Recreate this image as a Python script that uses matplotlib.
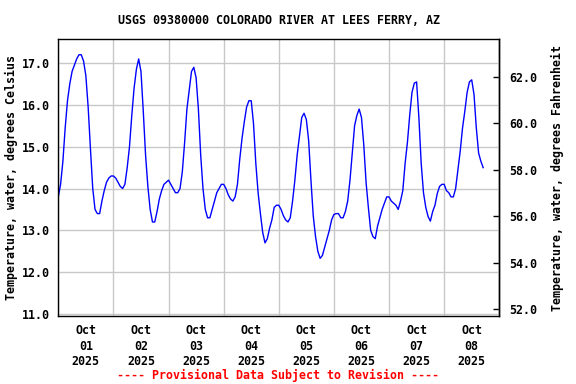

=======

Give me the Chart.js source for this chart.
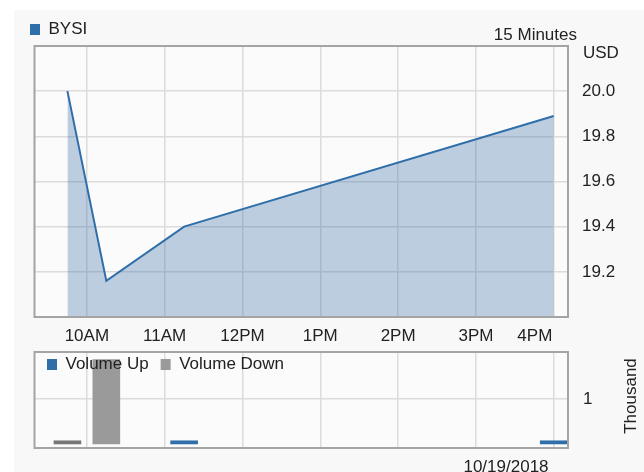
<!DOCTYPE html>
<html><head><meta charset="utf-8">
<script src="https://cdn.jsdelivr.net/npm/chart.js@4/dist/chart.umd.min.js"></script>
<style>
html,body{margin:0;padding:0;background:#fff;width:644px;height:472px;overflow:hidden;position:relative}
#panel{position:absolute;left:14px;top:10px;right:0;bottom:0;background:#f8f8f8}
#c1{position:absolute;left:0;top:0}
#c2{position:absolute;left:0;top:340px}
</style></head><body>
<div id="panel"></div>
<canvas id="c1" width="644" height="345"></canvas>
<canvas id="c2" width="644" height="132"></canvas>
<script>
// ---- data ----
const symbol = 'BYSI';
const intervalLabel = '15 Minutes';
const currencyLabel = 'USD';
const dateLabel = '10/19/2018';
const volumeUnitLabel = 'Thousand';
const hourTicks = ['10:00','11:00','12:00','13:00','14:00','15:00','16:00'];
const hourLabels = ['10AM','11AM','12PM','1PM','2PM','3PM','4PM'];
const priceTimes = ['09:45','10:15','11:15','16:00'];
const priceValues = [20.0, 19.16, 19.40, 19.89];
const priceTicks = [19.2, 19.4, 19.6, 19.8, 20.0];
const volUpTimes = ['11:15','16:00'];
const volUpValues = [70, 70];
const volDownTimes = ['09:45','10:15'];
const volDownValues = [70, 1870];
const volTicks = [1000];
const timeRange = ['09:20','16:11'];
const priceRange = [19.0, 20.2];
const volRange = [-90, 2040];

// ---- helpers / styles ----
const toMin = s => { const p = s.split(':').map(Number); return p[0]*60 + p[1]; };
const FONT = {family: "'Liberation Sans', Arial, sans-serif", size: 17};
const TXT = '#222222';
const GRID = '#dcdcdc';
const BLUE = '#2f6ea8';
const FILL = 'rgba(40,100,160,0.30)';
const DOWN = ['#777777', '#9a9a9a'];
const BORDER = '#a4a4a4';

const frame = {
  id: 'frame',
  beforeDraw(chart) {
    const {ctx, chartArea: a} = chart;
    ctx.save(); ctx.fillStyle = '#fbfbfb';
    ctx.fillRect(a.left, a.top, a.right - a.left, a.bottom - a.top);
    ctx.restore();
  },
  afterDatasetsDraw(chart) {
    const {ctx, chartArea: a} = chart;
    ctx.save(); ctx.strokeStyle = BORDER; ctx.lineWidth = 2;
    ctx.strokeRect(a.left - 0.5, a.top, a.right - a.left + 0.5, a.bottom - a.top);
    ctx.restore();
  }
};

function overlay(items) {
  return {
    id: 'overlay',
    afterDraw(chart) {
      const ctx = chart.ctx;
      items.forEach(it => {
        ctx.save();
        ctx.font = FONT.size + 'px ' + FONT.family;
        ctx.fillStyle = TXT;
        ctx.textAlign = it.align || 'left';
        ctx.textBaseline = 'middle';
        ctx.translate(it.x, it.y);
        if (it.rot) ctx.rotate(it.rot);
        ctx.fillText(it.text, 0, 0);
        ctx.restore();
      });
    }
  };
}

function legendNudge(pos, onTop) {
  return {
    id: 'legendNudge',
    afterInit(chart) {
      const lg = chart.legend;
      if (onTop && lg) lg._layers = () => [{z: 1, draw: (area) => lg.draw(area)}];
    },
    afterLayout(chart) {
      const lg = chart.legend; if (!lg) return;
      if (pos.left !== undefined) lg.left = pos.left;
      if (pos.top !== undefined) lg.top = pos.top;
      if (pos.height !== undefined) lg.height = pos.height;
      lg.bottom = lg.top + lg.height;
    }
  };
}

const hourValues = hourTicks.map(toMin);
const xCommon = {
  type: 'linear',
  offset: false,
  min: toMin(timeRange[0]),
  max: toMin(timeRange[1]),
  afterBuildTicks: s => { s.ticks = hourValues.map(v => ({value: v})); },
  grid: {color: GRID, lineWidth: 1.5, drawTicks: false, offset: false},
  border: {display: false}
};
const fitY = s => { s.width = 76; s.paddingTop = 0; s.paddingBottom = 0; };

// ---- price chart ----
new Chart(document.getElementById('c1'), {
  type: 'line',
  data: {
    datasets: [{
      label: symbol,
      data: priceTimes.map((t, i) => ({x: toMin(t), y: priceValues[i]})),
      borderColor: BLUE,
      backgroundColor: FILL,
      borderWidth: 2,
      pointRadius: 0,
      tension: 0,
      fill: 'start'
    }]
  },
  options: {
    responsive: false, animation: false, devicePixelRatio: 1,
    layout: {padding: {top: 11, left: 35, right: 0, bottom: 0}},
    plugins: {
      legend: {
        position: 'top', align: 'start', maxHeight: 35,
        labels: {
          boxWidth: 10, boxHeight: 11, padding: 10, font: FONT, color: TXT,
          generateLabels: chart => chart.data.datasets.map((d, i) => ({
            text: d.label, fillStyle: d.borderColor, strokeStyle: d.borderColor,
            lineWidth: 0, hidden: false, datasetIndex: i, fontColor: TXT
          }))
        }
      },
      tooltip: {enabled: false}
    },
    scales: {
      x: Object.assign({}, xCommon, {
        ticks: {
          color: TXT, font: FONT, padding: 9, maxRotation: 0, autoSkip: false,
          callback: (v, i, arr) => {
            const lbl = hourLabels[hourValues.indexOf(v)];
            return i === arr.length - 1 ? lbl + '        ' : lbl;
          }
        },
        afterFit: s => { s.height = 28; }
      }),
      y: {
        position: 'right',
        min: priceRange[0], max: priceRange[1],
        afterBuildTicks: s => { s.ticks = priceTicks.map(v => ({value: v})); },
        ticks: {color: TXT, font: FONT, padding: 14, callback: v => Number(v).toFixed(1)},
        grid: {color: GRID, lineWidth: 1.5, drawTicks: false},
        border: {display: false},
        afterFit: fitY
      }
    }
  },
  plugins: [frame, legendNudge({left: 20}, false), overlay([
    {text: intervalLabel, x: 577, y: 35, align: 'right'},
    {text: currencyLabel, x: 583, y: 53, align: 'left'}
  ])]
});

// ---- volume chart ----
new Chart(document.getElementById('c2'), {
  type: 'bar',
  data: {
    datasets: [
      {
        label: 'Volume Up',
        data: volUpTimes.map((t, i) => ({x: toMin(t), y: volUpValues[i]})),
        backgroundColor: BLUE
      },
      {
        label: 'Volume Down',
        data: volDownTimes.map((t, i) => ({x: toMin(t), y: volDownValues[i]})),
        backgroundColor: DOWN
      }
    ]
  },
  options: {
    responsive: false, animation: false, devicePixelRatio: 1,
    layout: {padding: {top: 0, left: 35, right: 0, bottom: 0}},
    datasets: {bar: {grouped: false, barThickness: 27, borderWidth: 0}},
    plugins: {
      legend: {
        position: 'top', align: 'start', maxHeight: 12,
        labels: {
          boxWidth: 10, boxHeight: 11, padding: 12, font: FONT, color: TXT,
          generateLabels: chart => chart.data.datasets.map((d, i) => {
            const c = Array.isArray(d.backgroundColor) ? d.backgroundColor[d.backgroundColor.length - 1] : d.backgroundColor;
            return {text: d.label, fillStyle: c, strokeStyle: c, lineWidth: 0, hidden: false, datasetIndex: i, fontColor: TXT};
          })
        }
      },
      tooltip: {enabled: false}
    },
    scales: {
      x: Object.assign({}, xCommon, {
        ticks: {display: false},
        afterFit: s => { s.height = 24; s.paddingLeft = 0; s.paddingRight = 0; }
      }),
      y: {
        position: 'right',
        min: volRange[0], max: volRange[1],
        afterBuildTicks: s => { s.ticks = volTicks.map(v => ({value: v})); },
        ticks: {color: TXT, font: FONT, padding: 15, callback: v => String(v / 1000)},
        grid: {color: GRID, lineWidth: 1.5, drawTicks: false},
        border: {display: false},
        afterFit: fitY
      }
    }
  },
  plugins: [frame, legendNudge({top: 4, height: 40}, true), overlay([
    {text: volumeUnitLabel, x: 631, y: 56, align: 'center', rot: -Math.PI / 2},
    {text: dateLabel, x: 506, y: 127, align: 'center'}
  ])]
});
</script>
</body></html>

=======

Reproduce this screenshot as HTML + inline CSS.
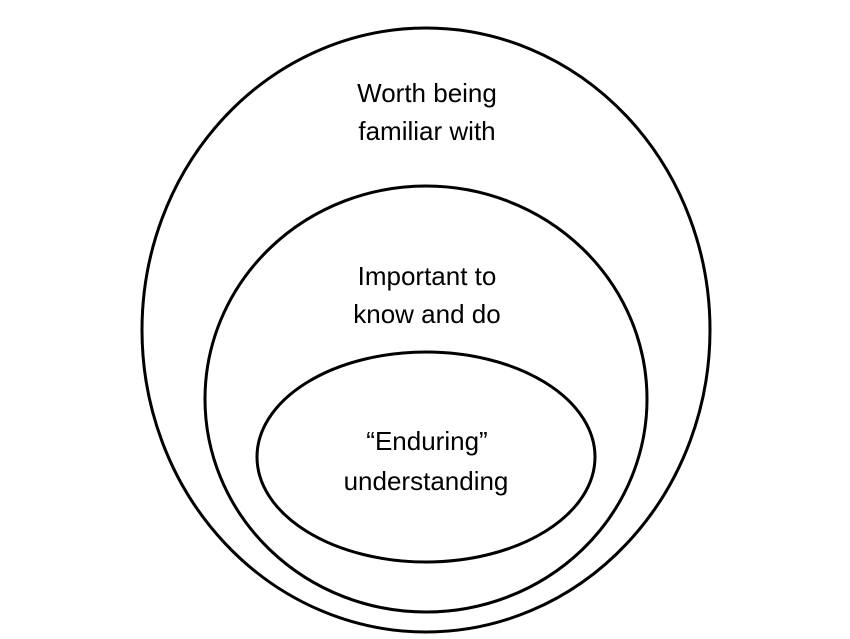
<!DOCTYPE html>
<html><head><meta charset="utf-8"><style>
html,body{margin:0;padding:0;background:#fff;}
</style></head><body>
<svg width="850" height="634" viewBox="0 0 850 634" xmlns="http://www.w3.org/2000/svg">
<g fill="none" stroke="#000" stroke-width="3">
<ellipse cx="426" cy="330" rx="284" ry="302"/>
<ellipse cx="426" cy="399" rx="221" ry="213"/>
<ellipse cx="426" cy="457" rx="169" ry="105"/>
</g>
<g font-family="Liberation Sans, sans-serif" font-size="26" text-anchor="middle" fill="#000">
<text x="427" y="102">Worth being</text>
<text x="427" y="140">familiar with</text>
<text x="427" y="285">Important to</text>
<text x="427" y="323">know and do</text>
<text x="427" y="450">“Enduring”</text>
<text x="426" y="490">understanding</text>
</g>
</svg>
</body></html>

=======

▸ WRITTEN REQUEST
Copy out exactly the material that runs from the line with "Give me the Chart.js source for this chart." to the line with "const volRange = [-90, 2040];", ends included, and leave the pictures behind.

▸ FULL OUTPUT
Give me the Chart.js source for this chart.
<!DOCTYPE html>
<html><head><meta charset="utf-8">
<script src="https://cdn.jsdelivr.net/npm/chart.js@4/dist/chart.umd.min.js"></script>
<style>
html,body{margin:0;padding:0;background:#fff;width:644px;height:472px;overflow:hidden;position:relative}
#panel{position:absolute;left:14px;top:10px;right:0;bottom:0;background:#f8f8f8}
#c1{position:absolute;left:0;top:0}
#c2{position:absolute;left:0;top:340px}
</style></head><body>
<div id="panel"></div>
<canvas id="c1" width="644" height="345"></canvas>
<canvas id="c2" width="644" height="132"></canvas>
<script>
// ---- data ----
const symbol = 'BYSI';
const intervalLabel = '15 Minutes';
const currencyLabel = 'USD';
const dateLabel = '10/19/2018';
const volumeUnitLabel = 'Thousand';
const hourTicks = ['10:00','11:00','12:00','13:00','14:00','15:00','16:00'];
const hourLabels = ['10AM','11AM','12PM','1PM','2PM','3PM','4PM'];
const priceTimes = ['09:45','10:15','11:15','16:00'];
const priceValues = [20.0, 19.16, 19.40, 19.89];
const priceTicks = [19.2, 19.4, 19.6, 19.8, 20.0];
const volUpTimes = ['11:15','16:00'];
const volUpValues = [70, 70];
const volDownTimes = ['09:45','10:15'];
const volDownValues = [70, 1870];
const volTicks = [1000];
const timeRange = ['09:20','16:11'];
const priceRange = [19.0, 20.2];
const volRange = [-90, 2040];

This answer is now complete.